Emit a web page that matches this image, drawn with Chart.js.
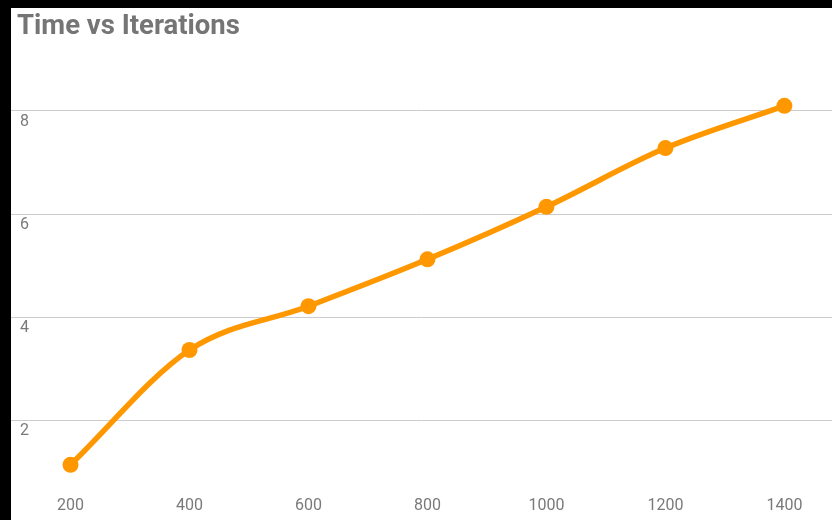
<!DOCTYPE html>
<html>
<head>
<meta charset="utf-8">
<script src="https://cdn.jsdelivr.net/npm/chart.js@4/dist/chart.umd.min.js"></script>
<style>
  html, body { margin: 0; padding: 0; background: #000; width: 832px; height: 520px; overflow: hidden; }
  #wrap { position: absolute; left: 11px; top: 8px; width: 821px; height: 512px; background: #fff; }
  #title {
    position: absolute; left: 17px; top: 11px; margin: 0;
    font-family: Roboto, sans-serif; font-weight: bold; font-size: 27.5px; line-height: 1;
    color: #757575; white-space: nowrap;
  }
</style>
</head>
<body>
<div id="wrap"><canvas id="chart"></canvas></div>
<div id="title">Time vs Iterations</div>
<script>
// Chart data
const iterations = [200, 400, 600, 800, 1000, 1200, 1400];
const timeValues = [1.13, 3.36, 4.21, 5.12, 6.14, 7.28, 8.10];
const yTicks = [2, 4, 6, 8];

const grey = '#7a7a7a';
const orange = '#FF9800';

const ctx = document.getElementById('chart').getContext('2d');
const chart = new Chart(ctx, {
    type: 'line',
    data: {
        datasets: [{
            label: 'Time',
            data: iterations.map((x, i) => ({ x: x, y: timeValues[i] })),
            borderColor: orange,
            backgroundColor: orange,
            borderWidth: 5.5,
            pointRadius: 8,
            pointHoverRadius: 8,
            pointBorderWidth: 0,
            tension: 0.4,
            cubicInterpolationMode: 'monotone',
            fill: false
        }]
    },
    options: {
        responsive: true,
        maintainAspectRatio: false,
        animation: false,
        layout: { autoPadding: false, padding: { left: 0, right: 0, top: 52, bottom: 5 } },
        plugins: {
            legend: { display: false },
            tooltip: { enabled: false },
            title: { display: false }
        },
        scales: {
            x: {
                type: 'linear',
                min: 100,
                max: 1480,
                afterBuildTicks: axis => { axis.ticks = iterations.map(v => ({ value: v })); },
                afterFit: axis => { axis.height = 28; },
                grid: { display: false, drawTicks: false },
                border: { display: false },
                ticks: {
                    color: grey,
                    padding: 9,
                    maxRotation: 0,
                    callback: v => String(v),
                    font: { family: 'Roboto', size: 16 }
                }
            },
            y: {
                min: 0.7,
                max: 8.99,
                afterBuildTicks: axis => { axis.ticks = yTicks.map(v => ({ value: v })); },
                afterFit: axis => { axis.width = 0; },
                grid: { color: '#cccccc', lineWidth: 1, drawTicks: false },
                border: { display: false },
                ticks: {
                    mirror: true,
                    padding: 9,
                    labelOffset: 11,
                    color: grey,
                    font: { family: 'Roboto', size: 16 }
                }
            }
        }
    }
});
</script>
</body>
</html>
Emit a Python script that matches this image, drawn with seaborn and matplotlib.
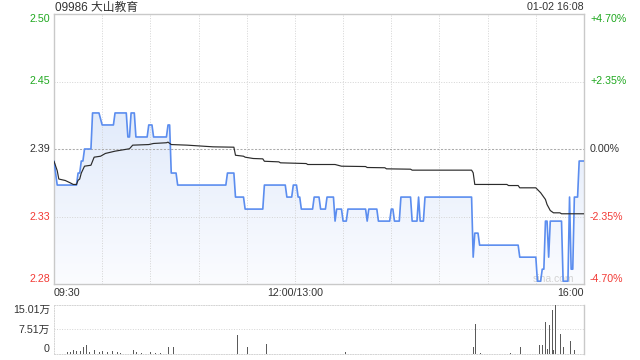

* **Written problem**: Word for word, quote the lines above. Omit the pictures.

* **Final answer**:
Emit a web page that matches this image, drawn with Chart.js.
<!DOCTYPE html>
<html>
<head>
<meta charset="utf-8">
<script src="https://cdn.jsdelivr.net/npm/chart.js@4/dist/chart.umd.min.js"></script>
<style>
  html, body { margin: 0; padding: 0; background: #000; width: 832px; height: 520px; overflow: hidden; }
  #wrap { position: absolute; left: 11px; top: 8px; width: 821px; height: 512px; background: #fff; }
  #title {
    position: absolute; left: 17px; top: 11px; margin: 0;
    font-family: Roboto, sans-serif; font-weight: bold; font-size: 27.5px; line-height: 1;
    color: #757575; white-space: nowrap;
  }
</style>
</head>
<body>
<div id="wrap"><canvas id="chart"></canvas></div>
<div id="title">Time vs Iterations</div>
<script>
// Chart data
const iterations = [200, 400, 600, 800, 1000, 1200, 1400];
const timeValues = [1.13, 3.36, 4.21, 5.12, 6.14, 7.28, 8.10];
const yTicks = [2, 4, 6, 8];

const grey = '#7a7a7a';
const orange = '#FF9800';

const ctx = document.getElementById('chart').getContext('2d');
const chart = new Chart(ctx, {
    type: 'line',
    data: {
        datasets: [{
            label: 'Time',
            data: iterations.map((x, i) => ({ x: x, y: timeValues[i] })),
            borderColor: orange,
            backgroundColor: orange,
            borderWidth: 5.5,
            pointRadius: 8,
            pointHoverRadius: 8,
            pointBorderWidth: 0,
            tension: 0.4,
            cubicInterpolationMode: 'monotone',
            fill: false
        }]
    },
    options: {
        responsive: true,
        maintainAspectRatio: false,
        animation: false,
        layout: { autoPadding: false, padding: { left: 0, right: 0, top: 52, bottom: 5 } },
        plugins: {
            legend: { display: false },
            tooltip: { enabled: false },
            title: { display: false }
        },
        scales: {
            x: {
                type: 'linear',
                min: 100,
                max: 1480,
                afterBuildTicks: axis => { axis.ticks = iterations.map(v => ({ value: v })); },
                afterFit: axis => { axis.height = 28; },
                grid: { display: false, drawTicks: false },
                border: { display: false },
                ticks: {
                    color: grey,
                    padding: 9,
                    maxRotation: 0,
                    callback: v => String(v),
                    font: { family: 'Roboto', size: 16 }
                }
            },
            y: {
                min: 0.7,
                max: 8.99,
                afterBuildTicks: axis => { axis.ticks = yTicks.map(v => ({ value: v })); },
                afterFit: axis => { axis.width = 0; },
                grid: { color: '#cccccc', lineWidth: 1, drawTicks: false },
                border: { display: false },
                ticks: {
                    mirror: true,
                    padding: 9,
                    labelOffset: 11,
                    color: grey,
                    font: { family: 'Roboto', size: 16 }
                }
            }
        }
    }
});
</script>
</body>
</html>
Emit a Python script that matches this image, drawn with seaborn and matplotlib.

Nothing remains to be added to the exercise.